- [What to work on]
Below are records; state how many of their lines hold the word "that", and give only the figure.

──────── Data supplied ────────

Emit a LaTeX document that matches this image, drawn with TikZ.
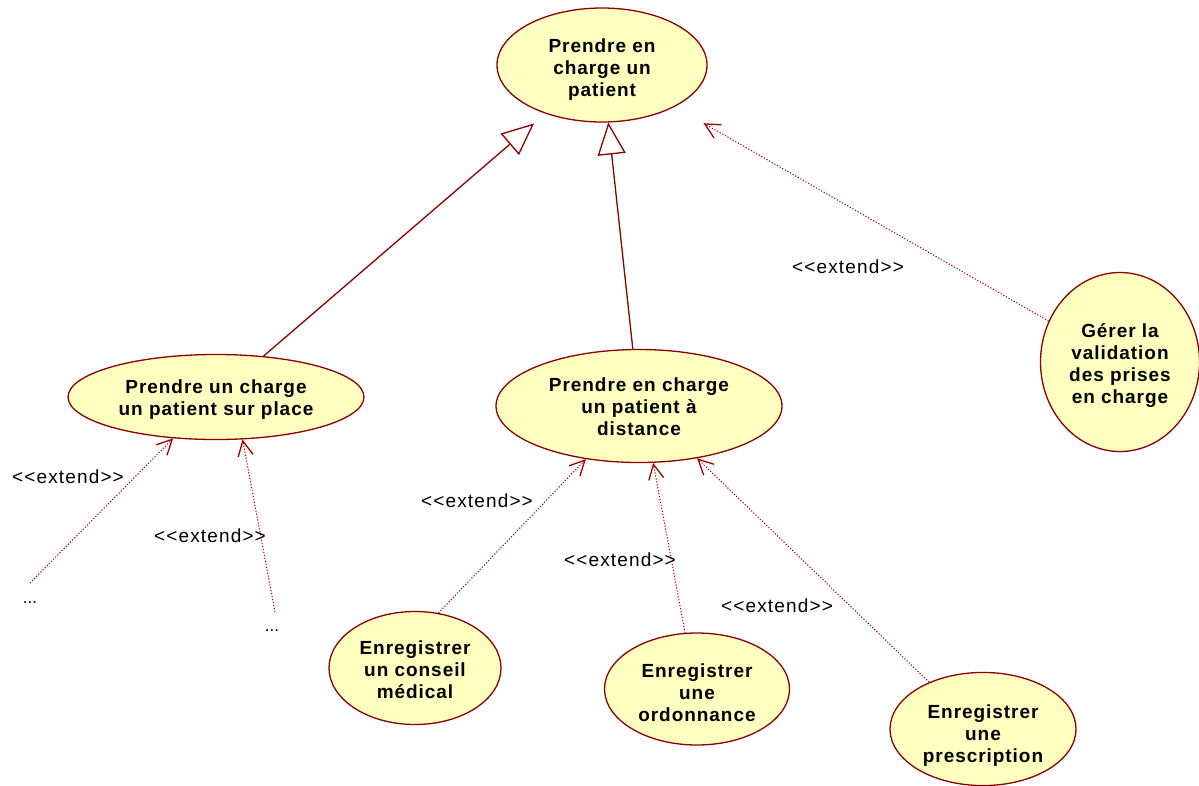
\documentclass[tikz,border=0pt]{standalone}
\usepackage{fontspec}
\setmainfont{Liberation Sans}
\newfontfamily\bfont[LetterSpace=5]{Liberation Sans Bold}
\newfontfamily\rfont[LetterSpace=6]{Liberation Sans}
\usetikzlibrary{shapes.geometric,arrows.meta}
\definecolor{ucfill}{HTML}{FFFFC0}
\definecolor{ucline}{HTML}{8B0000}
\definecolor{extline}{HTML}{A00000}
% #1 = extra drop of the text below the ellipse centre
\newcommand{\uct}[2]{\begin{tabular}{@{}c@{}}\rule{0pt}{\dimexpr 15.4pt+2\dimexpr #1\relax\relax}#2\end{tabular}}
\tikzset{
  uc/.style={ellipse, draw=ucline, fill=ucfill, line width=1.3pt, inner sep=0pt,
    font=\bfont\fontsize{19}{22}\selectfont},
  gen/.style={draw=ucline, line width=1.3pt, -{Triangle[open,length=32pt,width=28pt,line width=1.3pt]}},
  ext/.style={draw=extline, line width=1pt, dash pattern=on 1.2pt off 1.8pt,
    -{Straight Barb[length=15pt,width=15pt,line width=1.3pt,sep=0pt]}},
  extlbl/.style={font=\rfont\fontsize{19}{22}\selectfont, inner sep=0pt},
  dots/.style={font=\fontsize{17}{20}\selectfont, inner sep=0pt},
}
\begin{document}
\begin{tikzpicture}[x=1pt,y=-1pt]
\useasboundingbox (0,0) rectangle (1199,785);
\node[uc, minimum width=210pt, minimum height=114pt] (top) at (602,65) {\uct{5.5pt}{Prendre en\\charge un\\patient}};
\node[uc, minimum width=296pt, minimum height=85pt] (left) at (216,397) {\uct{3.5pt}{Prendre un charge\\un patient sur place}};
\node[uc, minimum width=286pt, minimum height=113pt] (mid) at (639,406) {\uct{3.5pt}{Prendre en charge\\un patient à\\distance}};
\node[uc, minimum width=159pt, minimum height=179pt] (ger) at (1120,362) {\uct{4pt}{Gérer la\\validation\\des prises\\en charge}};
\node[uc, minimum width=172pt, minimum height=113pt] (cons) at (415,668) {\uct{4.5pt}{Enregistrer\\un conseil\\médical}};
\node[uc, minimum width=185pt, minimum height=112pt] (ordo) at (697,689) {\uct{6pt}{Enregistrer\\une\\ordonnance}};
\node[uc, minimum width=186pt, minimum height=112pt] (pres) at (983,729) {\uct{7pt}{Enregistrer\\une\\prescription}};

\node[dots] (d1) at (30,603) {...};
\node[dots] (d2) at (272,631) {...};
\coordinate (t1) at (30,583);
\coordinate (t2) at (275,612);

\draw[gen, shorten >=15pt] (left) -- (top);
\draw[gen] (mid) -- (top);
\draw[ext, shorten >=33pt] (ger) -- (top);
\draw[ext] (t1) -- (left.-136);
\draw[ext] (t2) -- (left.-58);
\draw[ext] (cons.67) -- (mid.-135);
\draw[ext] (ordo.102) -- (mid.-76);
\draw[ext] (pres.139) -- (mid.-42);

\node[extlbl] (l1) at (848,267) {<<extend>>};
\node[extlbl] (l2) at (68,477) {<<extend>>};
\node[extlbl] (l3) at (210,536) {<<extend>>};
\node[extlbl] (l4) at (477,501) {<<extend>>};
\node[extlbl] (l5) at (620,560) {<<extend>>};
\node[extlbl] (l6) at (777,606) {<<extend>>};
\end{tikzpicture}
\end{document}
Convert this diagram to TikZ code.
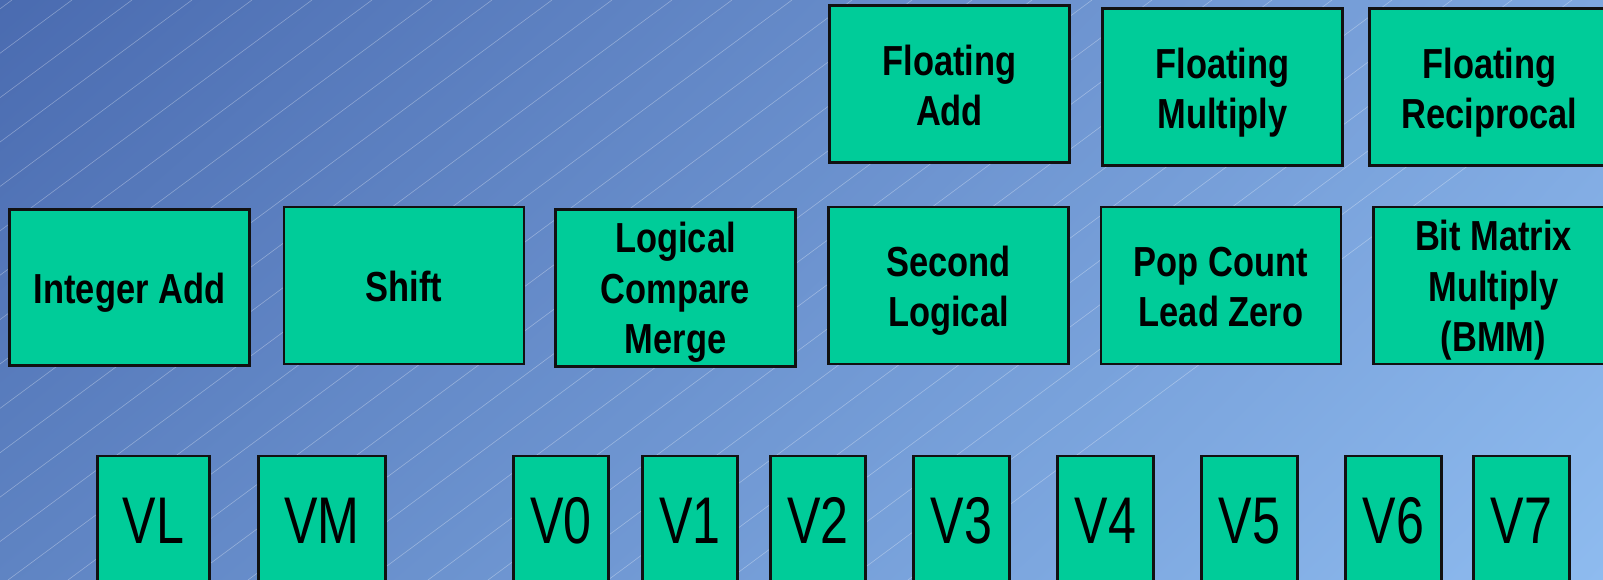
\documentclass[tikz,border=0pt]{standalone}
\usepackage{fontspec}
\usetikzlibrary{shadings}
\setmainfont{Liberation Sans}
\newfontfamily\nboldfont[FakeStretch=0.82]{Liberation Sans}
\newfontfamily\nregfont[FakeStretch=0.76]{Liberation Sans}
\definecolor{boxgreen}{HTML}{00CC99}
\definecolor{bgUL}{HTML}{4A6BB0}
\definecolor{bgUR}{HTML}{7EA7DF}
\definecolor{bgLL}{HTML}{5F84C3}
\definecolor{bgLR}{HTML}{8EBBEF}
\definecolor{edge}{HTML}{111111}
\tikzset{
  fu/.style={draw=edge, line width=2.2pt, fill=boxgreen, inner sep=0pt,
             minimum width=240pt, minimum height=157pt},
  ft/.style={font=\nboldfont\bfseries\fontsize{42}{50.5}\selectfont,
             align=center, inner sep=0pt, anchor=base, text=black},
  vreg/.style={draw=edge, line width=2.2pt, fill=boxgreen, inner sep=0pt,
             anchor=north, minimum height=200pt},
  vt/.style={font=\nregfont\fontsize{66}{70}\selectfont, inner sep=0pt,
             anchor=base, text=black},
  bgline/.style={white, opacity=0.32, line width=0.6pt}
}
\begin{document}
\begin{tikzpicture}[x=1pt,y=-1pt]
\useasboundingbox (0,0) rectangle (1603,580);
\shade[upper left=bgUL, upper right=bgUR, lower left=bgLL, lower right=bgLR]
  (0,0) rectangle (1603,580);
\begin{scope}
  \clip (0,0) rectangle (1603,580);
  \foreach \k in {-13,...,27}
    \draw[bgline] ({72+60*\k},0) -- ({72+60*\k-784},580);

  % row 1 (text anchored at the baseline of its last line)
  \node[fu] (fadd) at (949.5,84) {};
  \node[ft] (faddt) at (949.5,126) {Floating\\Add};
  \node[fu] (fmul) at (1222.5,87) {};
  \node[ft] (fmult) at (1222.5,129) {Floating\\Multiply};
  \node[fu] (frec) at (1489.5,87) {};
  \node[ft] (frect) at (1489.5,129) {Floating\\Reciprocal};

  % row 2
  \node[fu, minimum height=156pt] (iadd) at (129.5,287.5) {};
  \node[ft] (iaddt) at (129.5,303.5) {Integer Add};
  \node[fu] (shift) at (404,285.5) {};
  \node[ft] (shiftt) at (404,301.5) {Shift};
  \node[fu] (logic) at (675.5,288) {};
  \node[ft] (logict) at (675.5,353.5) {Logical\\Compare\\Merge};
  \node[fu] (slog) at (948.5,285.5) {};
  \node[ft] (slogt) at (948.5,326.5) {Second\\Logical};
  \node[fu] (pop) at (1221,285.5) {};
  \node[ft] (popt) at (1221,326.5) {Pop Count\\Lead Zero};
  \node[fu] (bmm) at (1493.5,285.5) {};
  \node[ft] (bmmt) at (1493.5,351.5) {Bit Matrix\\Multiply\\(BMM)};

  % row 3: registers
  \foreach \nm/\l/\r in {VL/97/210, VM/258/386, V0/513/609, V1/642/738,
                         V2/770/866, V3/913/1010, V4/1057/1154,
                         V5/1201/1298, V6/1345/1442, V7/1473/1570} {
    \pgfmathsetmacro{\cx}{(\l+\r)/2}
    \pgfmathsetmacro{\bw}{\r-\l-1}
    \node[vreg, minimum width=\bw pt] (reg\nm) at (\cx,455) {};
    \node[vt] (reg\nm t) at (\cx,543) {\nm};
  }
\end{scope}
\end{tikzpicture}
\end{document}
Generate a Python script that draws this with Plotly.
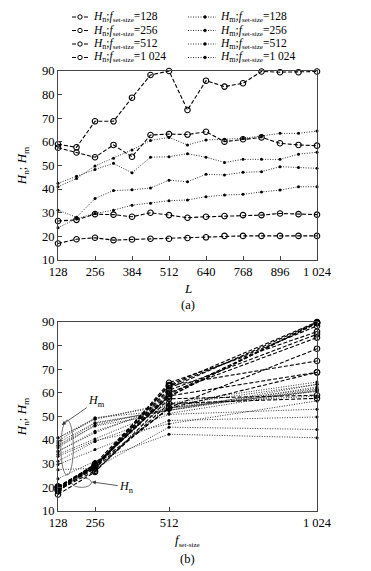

────────

- [Completed exercise]
2